My practice was focussed on investigations and enforcement proceedings for clients or for the FSA (as it then was) or helping those being investigated by the regulator, usually banks, financial institutions or individuals. My last and highest matter was in relation to the Libor scandal. 

I had one or two other interesting distractions at the firm. I ran the defence in an extraordinary case being conducted in Bermuda over three years which was way outside my comfort zone although I got on very well with the clients. Lessons first learned in the army about choosing the best and most talented team to back one up, many times deployed thereafter, proved a life saver. On return from a sabbatical when I walked the thousand miles to Compostela, Peter Martyr asked me to run the Global Dispute Resolution practice. I spent two years of overseeing a multi-million-pound business as well trying to nurture and conduct my own practice; but it was in an area of the law where repeat business did not flow as easily. Clients tended to say, ‘Thank you James but I never want to see you again in my life!’.   After eighteen years it was time move on to new challenges. I stayed on for a while as a consultant, did an interesting leak enquiry for a bank, and supported a Secretary of State in a DTI enquiry. 

The Central Bank of Ireland hired me on as a consultant for three years to help clear up the mess after the financial crisis of 2008 and, at the same time, with Brian Quinn former deputy Governor at the Bank and Alison Gill a behavioural psychologist, we were developing a Board Review business. Clients assign us to conduct what was originally called a board evaluation, the true essence of which is more forward looking with a view to assisting a board operate more effectively. One prospective client expressed some reticence at the idea of being ‘evaluated’ by a psychologist and a lawyer! Notwithstanding this the business thrives albeit, as chair, I now take a less front-line role in the reviews themselves. 

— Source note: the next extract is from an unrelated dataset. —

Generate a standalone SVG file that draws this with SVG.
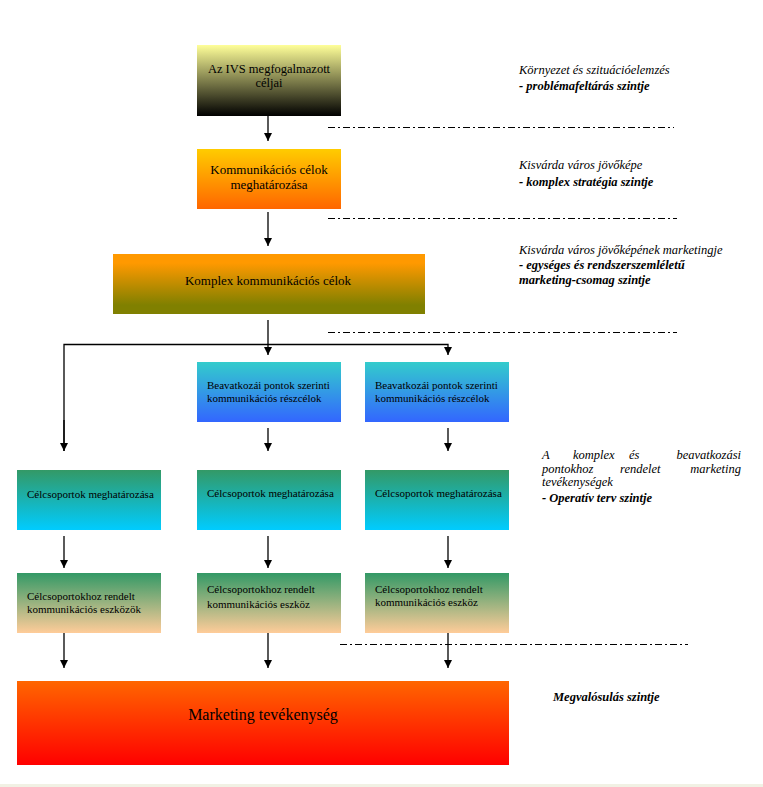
<svg xmlns="http://www.w3.org/2000/svg" width="763" height="787" viewBox="0 0 763 787">
<style>
  .box-text { font-family: "Liberation Serif", "Times New Roman", serif; fill: #000; }
  .note { font-family: "Liberation Serif", "Times New Roman", serif; font-style: italic; font-size: 12.5px; fill: #000; }
  .note-b { font-weight: bold; }
  .conn { stroke: #000; stroke-width: 1.3; fill: none; }
  .sep { stroke: #000; stroke-width: 1; stroke-dasharray: 7 3 2 3; fill: none; }
</style>
<defs>
  <linearGradient id="g1" x1="0" y1="0" x2="0" y2="1"><stop offset="0" stop-color="#ffff99"/><stop offset="1" stop-color="#000000"/></linearGradient>
  <linearGradient id="g2" x1="0" y1="0" x2="0" y2="1"><stop offset="0" stop-color="#ffcc00"/><stop offset="1" stop-color="#ff6600"/></linearGradient>
  <linearGradient id="g3" x1="0" y1="0" x2="0" y2="1"><stop offset="0" stop-color="#ff9900"/><stop offset="0.15" stop-color="#ff9900"/><stop offset="0.85" stop-color="#808000"/><stop offset="1" stop-color="#808000"/></linearGradient>
  <linearGradient id="g4" x1="0" y1="0" x2="0" y2="1"><stop offset="0" stop-color="#33cccc"/><stop offset="1" stop-color="#3366ff"/></linearGradient>
  <linearGradient id="g5" x1="0" y1="0" x2="0" y2="1"><stop offset="0" stop-color="#339966"/><stop offset="1" stop-color="#00ccff"/></linearGradient>
  <linearGradient id="g6" x1="0" y1="0" x2="0" y2="1"><stop offset="0" stop-color="#339966"/><stop offset="1" stop-color="#ffcc99"/></linearGradient>
  <linearGradient id="g7" x1="0" y1="0" x2="0" y2="1"><stop offset="0" stop-color="#ff6600"/><stop offset="1" stop-color="#ff0000"/></linearGradient>
  <marker id="arr" markerWidth="8" markerHeight="9" refX="4" refY="8" orient="auto" markerUnits="userSpaceOnUse" viewBox="0 0 8 9">
    <path d="M0,0 L8,0 L4,9 Z" fill="#000" transform="rotate(-90 4 4.5) translate(-0.5 0.5)"/>
  </marker>
  <marker id="ah" viewBox="0 0 10 10" refX="10" refY="5" markerWidth="8" markerHeight="8" markerUnits="userSpaceOnUse" orient="auto">
    <path d="M0,0 L10,5 L0,10 Z" fill="#000"/>
  </marker>
</defs>
<rect x="0" y="0" width="763" height="787" fill="#ffffff"/>
<rect x="0" y="784" width="763" height="3" fill="#f1f1e4"/>

<g id="separators">
  <line class="sep" x1="328" y1="127.5" x2="674" y2="127.5"/>
  <line class="sep" x1="328" y1="218.5" x2="677" y2="218.5"/>
  <line class="sep" x1="328" y1="332.5" x2="677" y2="332.5"/>
  <line class="sep" x1="340" y1="644.5" x2="688" y2="644.5"/>
</g>

<g id="connectors">
  <line class="conn" x1="268" y1="116" x2="268" y2="141" marker-end="url(#ah)"/>
  <line class="conn" x1="268" y1="212" x2="268" y2="246" marker-end="url(#ah)"/>
  <line class="conn" x1="268" y1="320" x2="268" y2="355" marker-end="url(#ah)"/>
  <polyline class="conn" points="64,451 64,344.5 448,344.5 448,355" marker-end="url(#ah)"/>
  <line class="conn" x1="64" y1="420" x2="64" y2="451" marker-end="url(#ah)"/>
  <line class="conn" x1="268" y1="428" x2="268" y2="451" marker-end="url(#ah)"/>
  <line class="conn" x1="448" y1="428" x2="448" y2="451" marker-end="url(#ah)"/>
  <line class="conn" x1="64" y1="536" x2="64" y2="568" marker-end="url(#ah)"/>
  <line class="conn" x1="268" y1="536" x2="268" y2="568" marker-end="url(#ah)"/>
  <line class="conn" x1="448" y1="536" x2="448" y2="568" marker-end="url(#ah)"/>
  <line class="conn" x1="64" y1="633" x2="64" y2="668" marker-end="url(#ah)"/>
  <line class="conn" x1="268" y1="633" x2="268" y2="668" marker-end="url(#ah)"/>
  <line class="conn" x1="448" y1="633" x2="448" y2="668" marker-end="url(#ah)"/>
</g>

<g id="n-ivs">
  <rect x="197" y="45" width="144" height="71" fill="url(#g1)"/>
  <text class="box-text" font-size="12.5" text-anchor="middle" x="269" y="73">Az IVS megfogalmazott</text>
  <text class="box-text" font-size="12.5" text-anchor="middle" x="269" y="87">céljai</text>
</g>
<g id="n-komm">
  <rect x="197" y="149" width="144" height="60" fill="url(#g2)"/>
  <text class="box-text" font-size="13" text-anchor="middle" x="269" y="174">Kommunikációs célok</text>
  <text class="box-text" font-size="13" text-anchor="middle" x="269" y="189">meghatározása</text>
</g>
<g id="n-komplex">
  <rect x="113" y="254" width="312" height="60" fill="url(#g3)"/>
  <text class="box-text" font-size="13" text-anchor="middle" x="268" y="285">Komplex kommunikációs célok</text>
</g>
<g id="n-beav1">
  <rect x="197" y="362" width="144" height="60" fill="url(#g4)"/>
  <text class="box-text" font-size="11" x="207" y="389">Beavatkozái pontok szerinti</text>
  <text class="box-text" font-size="11" x="207" y="402">kommunikációs részcélok</text>
</g>
<g id="n-beav2">
  <rect x="365" y="362" width="144" height="60" fill="url(#g4)"/>
  <text class="box-text" font-size="11" x="375" y="389">Beavatkozái pontok szerinti</text>
  <text class="box-text" font-size="11" x="375" y="402">kommunikációs részcélok</text>
</g>
<g id="n-cel1">
  <rect x="17" y="470" width="144" height="60" fill="url(#g5)"/>
  <text class="box-text" font-size="11" x="27" y="498">Célcsoportok meghatározása</text>
</g>
<g id="n-cel2">
  <rect x="197" y="470" width="144" height="60" fill="url(#g5)"/>
  <text class="box-text" font-size="11" x="207" y="497">Célcsoportok meghatározása</text>
</g>
<g id="n-cel3">
  <rect x="365" y="470" width="144" height="60" fill="url(#g5)"/>
  <text class="box-text" font-size="11" x="375" y="497">Célcsoportok meghatározása</text>
</g>
<g id="n-eszk1">
  <rect x="17" y="573" width="144" height="60" fill="url(#g6)"/>
  <text class="box-text" font-size="11" x="27" y="600">Célcsoportokhoz rendelt</text>
  <text class="box-text" font-size="11" x="27" y="613">kommunikációs  eszközök</text>
</g>
<g id="n-eszk2">
  <rect x="197" y="573" width="144" height="60" fill="url(#g6)"/>
  <text class="box-text" font-size="11" x="207" y="593">Célcsoportokhoz rendelt</text>
  <text class="box-text" font-size="11" x="207" y="608">kommunikációs  eszköz</text>
</g>
<g id="n-eszk3">
  <rect x="365" y="573" width="144" height="60" fill="url(#g6)"/>
  <text class="box-text" font-size="11" x="375" y="593">Célcsoportokhoz rendelt</text>
  <text class="box-text" font-size="11" x="375" y="606">kommunikációs  eszköz</text>
</g>
<g id="n-marketing">
  <rect x="17" y="681" width="492" height="84" fill="url(#g7)"/>
  <text class="box-text" font-size="16" text-anchor="middle" x="263" y="720">Marketing tevékenység</text>
</g>

<g id="level-notes">
  <text class="note" x="519" y="74">Környezet és szituációelemzés</text>
  <text class="note note-b" x="519" y="90">- problémafeltárás szintje</text>
  <text class="note" x="519" y="169">Kisvárda város jövőképe</text>
  <text class="note note-b" x="519" y="186">- komplex stratégia szintje</text>
  <text class="note" x="519" y="254">Kisvárda város jövőképének marketingje</text>
  <text class="note note-b" x="519" y="269">- egységes és rendszerszemléletű</text>
  <text class="note note-b" x="519" y="284">marketing-csomag szintje</text>
  <text class="note" x="542" y="459">A</text>
  <text class="note" x="573" y="459">komplex</text>
  <text class="note" x="629" y="459">és</text>
  <text class="note" x="741" y="459" text-anchor="end">beavatkozási</text>
  <text class="note" x="542" y="473">pontokhoz</text>
  <text class="note" x="620" y="473">rendelet</text>
  <text class="note" x="741" y="473" text-anchor="end">marketing</text>
  <text class="note" x="542" y="486">tevékenységek</text>
  <text class="note note-b" x="542" y="502">- Operatív terv szintje</text>
  <text class="note note-b" x="553" y="701">Megvalósulás szintje</text>
</g>
</svg>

Back in Norfolk I was privileged to be invited to be the High Sheriff in 2017/18 which was a unique opportunity to re-engage with the great county. I was also appointed a Deputy Lieutenant but resigned to run as an Independent candidate in the General Election for my constituency of SW Norfolk. 

After some six months campaigning supported by a splendid team of enthusiastic political amateurs - of which I am certainly one - and aided by the welcome and unexpected attendance of two former colleagues one from my SFO days, whom I had not seen for 35 years, and Charles Evans - formerly of Norton Rose Fulbright, a loyal and long-suffering canvasser - I did not get elected. However, I was pretty pleased with my six thousand votes (14%) and, in my opinion, a positive outcome for the constituency.  Mine has been a career of many changes and challenges, but I have thoroughly enjoyed them all.